I think a lot about suicide, but not always in the “I want to kill myself” way. Having been suicidal for more than a literal decade, I feel as if I have some authority on the matter.
According to the CDC, 1.3 million American adults attempted suicide in 2016, and 9.8 million seriously considered suicide.
In 2013, 17.9 percent of students seriously considered suicide, according to a 2015 CDC report. There are approximately 1,100 suicides on college campuses each year.
It is obvious there is a problem here, an epidemic that could be solved, noticed, taken care of. There are holes in the mental health care system, insurance coverage of therapy and medication, stigmas against mental illnesses. But there are also less visible signs that can be caught before it’s too late.
I’ve noticed a lot about the process of suicidal thoughts — suicidal ideation — morphing into planning and even attempting or completing a suicide. A lot of the time, people won’t notice the beginning signs of suicidal ideation, signs that could lead to a completed suicide if left unchecked. So, in light of my new findings, I have created a tier system of suicidal ideation that might apply to people other than me.
The first level is the lightest. You want to be gone. Not dead, but gone. A coma, maybe. A simple nonexistence. I assume it varies with everyone, but I like a solid, “Wish I’d never been born.”

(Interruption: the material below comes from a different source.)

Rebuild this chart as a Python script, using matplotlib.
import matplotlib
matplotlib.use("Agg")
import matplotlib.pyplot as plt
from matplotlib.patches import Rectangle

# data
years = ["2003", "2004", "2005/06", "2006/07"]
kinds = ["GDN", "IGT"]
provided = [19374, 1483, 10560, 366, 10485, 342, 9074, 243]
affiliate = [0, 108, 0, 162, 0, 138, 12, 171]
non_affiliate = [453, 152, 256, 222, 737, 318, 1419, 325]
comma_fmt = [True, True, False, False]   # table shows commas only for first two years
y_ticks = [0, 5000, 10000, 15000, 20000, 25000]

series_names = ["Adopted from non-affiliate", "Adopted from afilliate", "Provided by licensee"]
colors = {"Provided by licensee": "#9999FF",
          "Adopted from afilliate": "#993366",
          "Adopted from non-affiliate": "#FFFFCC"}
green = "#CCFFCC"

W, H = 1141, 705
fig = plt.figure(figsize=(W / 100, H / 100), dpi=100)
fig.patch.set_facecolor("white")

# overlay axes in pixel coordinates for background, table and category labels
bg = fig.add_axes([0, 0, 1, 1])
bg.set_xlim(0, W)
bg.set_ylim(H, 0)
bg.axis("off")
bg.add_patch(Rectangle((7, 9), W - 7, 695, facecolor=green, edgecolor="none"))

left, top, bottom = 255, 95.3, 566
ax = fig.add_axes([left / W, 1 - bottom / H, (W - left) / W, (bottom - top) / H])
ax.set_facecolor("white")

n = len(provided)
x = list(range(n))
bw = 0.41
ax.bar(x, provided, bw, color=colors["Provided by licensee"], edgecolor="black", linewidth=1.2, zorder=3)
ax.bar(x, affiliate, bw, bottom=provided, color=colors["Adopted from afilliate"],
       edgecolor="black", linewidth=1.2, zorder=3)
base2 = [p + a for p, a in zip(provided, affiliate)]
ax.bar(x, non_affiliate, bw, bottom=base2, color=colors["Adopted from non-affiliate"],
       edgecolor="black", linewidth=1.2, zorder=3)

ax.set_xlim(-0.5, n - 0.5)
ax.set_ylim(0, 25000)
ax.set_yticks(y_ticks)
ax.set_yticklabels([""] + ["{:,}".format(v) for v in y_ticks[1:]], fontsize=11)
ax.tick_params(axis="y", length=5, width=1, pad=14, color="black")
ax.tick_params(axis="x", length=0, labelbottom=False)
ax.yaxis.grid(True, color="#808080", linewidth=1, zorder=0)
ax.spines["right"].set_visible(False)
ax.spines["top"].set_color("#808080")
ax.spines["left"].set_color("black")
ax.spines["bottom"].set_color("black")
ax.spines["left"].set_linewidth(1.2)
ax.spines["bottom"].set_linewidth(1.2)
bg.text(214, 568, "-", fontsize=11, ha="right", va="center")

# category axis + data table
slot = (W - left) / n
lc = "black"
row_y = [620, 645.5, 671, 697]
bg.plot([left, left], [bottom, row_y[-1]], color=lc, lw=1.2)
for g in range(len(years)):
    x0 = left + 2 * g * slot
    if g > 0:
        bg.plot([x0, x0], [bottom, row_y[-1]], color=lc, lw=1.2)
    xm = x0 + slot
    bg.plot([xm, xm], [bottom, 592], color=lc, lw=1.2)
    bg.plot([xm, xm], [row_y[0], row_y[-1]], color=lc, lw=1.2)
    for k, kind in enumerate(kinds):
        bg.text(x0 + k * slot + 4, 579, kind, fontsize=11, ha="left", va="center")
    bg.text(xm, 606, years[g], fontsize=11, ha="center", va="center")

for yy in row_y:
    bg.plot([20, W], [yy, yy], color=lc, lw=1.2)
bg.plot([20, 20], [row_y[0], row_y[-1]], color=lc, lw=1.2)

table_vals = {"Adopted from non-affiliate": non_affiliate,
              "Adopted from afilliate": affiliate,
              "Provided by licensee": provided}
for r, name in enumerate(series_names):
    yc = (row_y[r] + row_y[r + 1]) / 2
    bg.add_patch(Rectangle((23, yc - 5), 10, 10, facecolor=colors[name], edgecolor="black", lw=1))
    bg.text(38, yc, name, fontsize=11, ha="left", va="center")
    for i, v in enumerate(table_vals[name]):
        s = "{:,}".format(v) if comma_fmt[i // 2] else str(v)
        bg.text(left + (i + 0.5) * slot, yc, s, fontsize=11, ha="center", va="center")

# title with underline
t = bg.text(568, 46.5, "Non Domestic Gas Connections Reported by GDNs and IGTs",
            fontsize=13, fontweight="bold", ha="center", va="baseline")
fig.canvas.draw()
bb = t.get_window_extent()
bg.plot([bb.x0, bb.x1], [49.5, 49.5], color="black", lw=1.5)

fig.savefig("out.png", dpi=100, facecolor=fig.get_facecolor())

Second gets a little more serious. You explicitly want to be dead. Not just gone, but actively dead. For me, this normally leads straight into the third tier: Imagining your own death. Not necessarily a suicide, it could be a car accident or if you’re imaginative enough, an apocalyptic situation. It could be any way of dying, but a big warning sign of suicide is a preoccupation with death. It’s usually triggered by something, some sort of stress. “If I weren’t alive, I wouldn’t have to deal with this.”

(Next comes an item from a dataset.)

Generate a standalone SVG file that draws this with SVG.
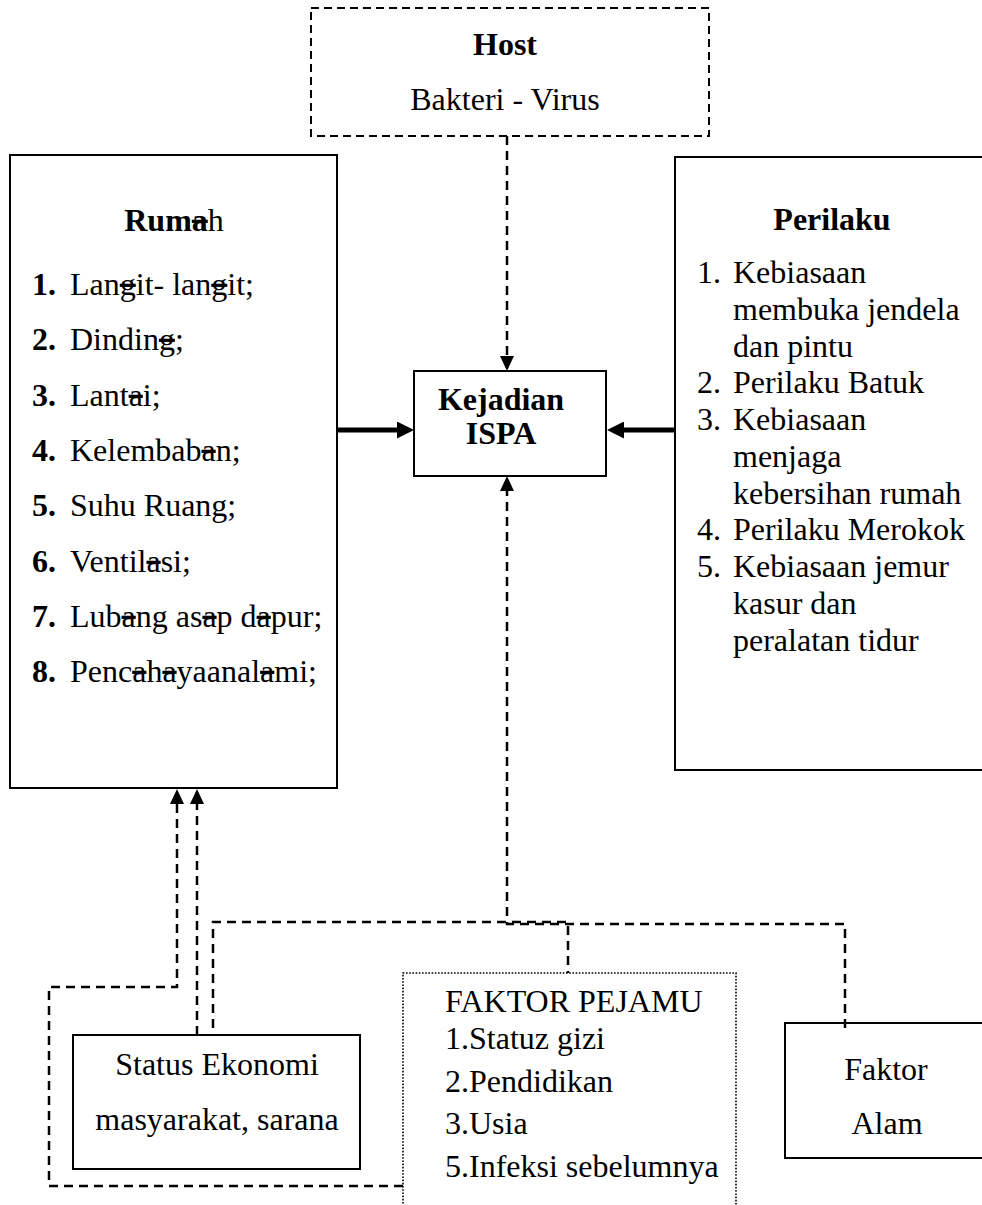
<svg xmlns="http://www.w3.org/2000/svg" width="982" height="1205" viewBox="0 0 982 1205">
<style>
.t{font-family:"Liberation Serif","Times New Roman",serif;font-size:32px;fill:#000}
.b{font-weight:bold}
.m{text-anchor:middle}
.s{text-decoration:line-through}
.box{fill:#fff;stroke:#000;stroke-width:2}
.open{fill:none;stroke:#000;stroke-width:2}
.hostbox{fill:none;stroke:#000;stroke-width:2;stroke-dasharray:8 5}
.dash{fill:none;stroke:#000;stroke-width:2.5;stroke-dasharray:9 6}
.dot{fill:none;stroke:#000;stroke-width:1.6;stroke-dasharray:1.6 1.6}
.thick{fill:none;stroke:#000;stroke-width:5}
</style>
<defs>
<marker id="ah" viewBox="0 0 15 14" refX="0" refY="7" markerWidth="15" markerHeight="14" markerUnits="userSpaceOnUse" orient="auto">
<path d="M0,0 L15,7 L0,14 z" fill="#000"/>
</marker>
<marker id="ahb" viewBox="0 0 17 17" refX="0" refY="8.5" markerWidth="17" markerHeight="17" markerUnits="userSpaceOnUse" orient="auto">
<path d="M0,0 L17,8.5 L0,17 z" fill="#000"/>
</marker>
</defs>
<rect width="982" height="1205" fill="#fff"/>

<g id="host">
<rect class="hostbox" x="311" y="8" width="398" height="128"/>
<text class="t b m" x="505" y="55">Host</text>
<text class="t m" x="505" y="110">Bakteri - Virus</text>
</g>

<g id="rumah">
<rect class="box" x="10" y="155" width="327" height="633"/>
<text class="t m" x="174" y="231"><tspan class="b">Rum</tspan><tspan class="b s">a</tspan><tspan>h</tspan></text>
<text class="t" y="295"><tspan class="b" x="32">1.</tspan><tspan x="70">Lan</tspan><tspan class="s">g</tspan><tspan>it- lan</tspan><tspan class="s">g</tspan><tspan>it;</tspan></text>
<text class="t" y="350"><tspan class="b" x="32">2.</tspan><tspan x="70">Dindin</tspan><tspan class="s">g</tspan><tspan>;</tspan></text>
<text class="t" y="406"><tspan class="b" x="32">3.</tspan><tspan x="70">Lant</tspan><tspan class="s">a</tspan><tspan>i;</tspan></text>
<text class="t" y="461"><tspan class="b" x="32">4.</tspan><tspan x="70">Kelembab</tspan><tspan class="s">a</tspan><tspan>n;</tspan></text>
<text class="t" y="516"><tspan class="b" x="32">5.</tspan><tspan x="70">Suhu Ruang;</tspan></text>
<text class="t" y="572"><tspan class="b" x="32">6.</tspan><tspan x="70">Ventil</tspan><tspan class="s">a</tspan><tspan>si;</tspan></text>
<text class="t" y="627"><tspan class="b" x="32">7.</tspan><tspan x="70">Lub</tspan><tspan class="s">a</tspan><tspan>ng as</tspan><tspan class="s">a</tspan><tspan>p d</tspan><tspan class="s">a</tspan><tspan>pur;</tspan></text>
<text class="t" y="682"><tspan class="b" x="32">8.</tspan><tspan x="70">Penc</tspan><tspan class="s">a</tspan><tspan>h</tspan><tspan class="s">a</tspan><tspan>yaanal</tspan><tspan class="s">a</tspan><tspan>mi;</tspan></text>
</g>

<g id="kejadian">
<rect class="box" x="414" y="371" width="192" height="105"/>
<text class="t b m" x="501" y="410">Kejadian</text>
<text class="t b m" x="501" y="444">ISPA</text>
</g>

<g id="perilaku">
<path class="open" d="M990,157 H675 V770 H990"/>
<text class="t b m" x="832" y="230">Perilaku</text>
<text class="t" x="697" y="283">1.</text><text class="t" x="733" y="283">Kebiasaan</text>
<text class="t" x="733" y="320">membuka jendela</text>
<text class="t" x="733" y="357">dan pintu</text>
<text class="t" x="697" y="393">2.</text><text class="t" x="733" y="393">Perilaku Batuk</text>
<text class="t" x="697" y="430">3.</text><text class="t" x="733" y="430">Kebiasaan</text>
<text class="t" x="733" y="467">menjaga</text>
<text class="t" x="733" y="504">kebersihan rumah</text>
<text class="t" x="697" y="540">4.</text><text class="t" x="733" y="540">Perilaku Merokok</text>
<text class="t" x="697" y="577">5.</text><text class="t" x="733" y="577">Kebiasaan jemur</text>
<text class="t" x="733" y="614">kasur dan</text>
<text class="t" x="733" y="651">peralatan tidur</text>
</g>

<g id="status-ekonomi">
<rect class="box" x="73" y="1035" width="287" height="134"/>
<text class="t m" x="217" y="1075">Status Ekonomi</text>
<text class="t m" x="217" y="1130">masyarakat, sarana</text>
</g>

<g id="faktor-pejamu">
<path class="dot" d="M403,1210 V973 H736 V1210"/>
<text class="t" x="445" y="1012">FAKTOR PEJAMU</text>
<text class="t" x="445" y="1049">1.Statuz gizi</text>
<text class="t" x="445" y="1092">2.Pendidikan</text>
<text class="t" x="445" y="1134">3.Usia</text>
<text class="t" x="445" y="1177">5.Infeksi sebelumnya</text>
</g>

<g id="faktor-alam">
<path class="open" d="M990,1023 H785 V1158 H990"/>
<text class="t m" x="886" y="1080">Faktor</text>
<text class="t m" x="887" y="1134">Alam</text>
</g>

<g id="connectors">
<line class="thick" x1="337" y1="430" x2="397" y2="430" marker-end="url(#ahb)"/>
<line class="thick" x1="675" y1="430" x2="624" y2="430" marker-end="url(#ahb)"/>
<line class="dash" x1="507" y1="136" x2="507" y2="356" marker-end="url(#ah)"/>
<path class="dash" d="M845,1028 V924 H507 V491" marker-end="url(#ah)"/>
<path class="dash" d="M213,1028 V922 H568 V973"/>
<path class="dash" d="M403,1186 H49 V987 H177 V804" marker-end="url(#ah)"/>
<line class="dash" x1="197" y1="1035" x2="197" y2="804" marker-end="url(#ah)"/>
</g>
</svg>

Four: Imagining a suicide. Not planning it, but seeing it. I tend to imagine the aftershock of my suicide. Sometimes it helps; I’m seeing people care about me and miss me. Sometimes I feel worse. When it’s worse, it’s bad. It’s not a great sign. And it’s normally number five.

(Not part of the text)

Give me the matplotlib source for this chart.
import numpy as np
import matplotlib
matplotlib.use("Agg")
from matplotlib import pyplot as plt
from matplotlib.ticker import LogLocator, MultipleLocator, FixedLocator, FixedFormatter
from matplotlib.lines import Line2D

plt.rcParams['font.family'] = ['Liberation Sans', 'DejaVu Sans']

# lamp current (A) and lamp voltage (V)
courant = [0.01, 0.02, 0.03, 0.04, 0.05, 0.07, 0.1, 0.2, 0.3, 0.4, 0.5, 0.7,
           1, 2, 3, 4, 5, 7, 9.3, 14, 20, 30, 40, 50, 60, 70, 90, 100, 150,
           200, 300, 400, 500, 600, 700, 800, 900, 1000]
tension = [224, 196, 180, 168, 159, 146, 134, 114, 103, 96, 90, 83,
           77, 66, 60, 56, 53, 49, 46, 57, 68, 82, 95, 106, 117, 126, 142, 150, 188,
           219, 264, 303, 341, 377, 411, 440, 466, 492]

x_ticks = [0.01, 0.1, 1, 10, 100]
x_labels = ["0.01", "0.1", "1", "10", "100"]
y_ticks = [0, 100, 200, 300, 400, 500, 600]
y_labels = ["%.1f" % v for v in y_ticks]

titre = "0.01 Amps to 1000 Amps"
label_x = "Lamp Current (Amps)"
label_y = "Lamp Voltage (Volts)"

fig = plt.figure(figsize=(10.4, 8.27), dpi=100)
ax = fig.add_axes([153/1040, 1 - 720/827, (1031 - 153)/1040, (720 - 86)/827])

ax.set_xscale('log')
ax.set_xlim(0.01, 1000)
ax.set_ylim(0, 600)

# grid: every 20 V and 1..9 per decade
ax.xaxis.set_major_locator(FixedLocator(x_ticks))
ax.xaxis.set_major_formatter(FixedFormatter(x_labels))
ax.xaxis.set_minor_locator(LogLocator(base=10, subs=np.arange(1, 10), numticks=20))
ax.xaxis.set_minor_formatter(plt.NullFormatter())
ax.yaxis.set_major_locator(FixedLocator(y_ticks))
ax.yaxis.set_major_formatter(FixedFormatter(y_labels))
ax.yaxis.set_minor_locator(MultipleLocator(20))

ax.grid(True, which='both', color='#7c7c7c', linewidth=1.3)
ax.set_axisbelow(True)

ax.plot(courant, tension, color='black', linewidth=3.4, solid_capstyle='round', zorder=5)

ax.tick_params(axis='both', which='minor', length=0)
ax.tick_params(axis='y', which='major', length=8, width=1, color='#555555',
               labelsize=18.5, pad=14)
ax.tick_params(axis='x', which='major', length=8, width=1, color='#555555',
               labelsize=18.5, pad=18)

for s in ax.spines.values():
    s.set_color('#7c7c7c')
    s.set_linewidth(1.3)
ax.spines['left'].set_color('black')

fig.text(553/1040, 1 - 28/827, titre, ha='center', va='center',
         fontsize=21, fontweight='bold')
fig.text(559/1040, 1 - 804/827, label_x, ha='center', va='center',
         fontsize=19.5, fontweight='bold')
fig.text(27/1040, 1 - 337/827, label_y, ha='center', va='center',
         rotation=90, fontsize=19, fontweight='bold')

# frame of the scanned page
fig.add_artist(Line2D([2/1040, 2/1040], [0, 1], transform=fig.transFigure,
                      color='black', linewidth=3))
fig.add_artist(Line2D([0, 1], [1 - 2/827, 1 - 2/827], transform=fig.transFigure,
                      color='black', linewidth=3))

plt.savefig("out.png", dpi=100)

I haven’t experienced number five in a long time. I’ve thought about planning a suicide, but haven’t actually planned the suicide in years. It’s dangerous, though. Anytime you’re feeling unsafe, you can go to the hospital.
The last two tiers are dangerous, but the three before it are also dangerous. Even the lowest form of suicidal ideation is a warning sign, and one feeds into the next. So it’s okay to ask for help at any point. You’re allowed to ask for help, even if you feel like what you’re feeling is trivial. Because you know what you’re planning, and you know what comes next. People care, and people want you alive.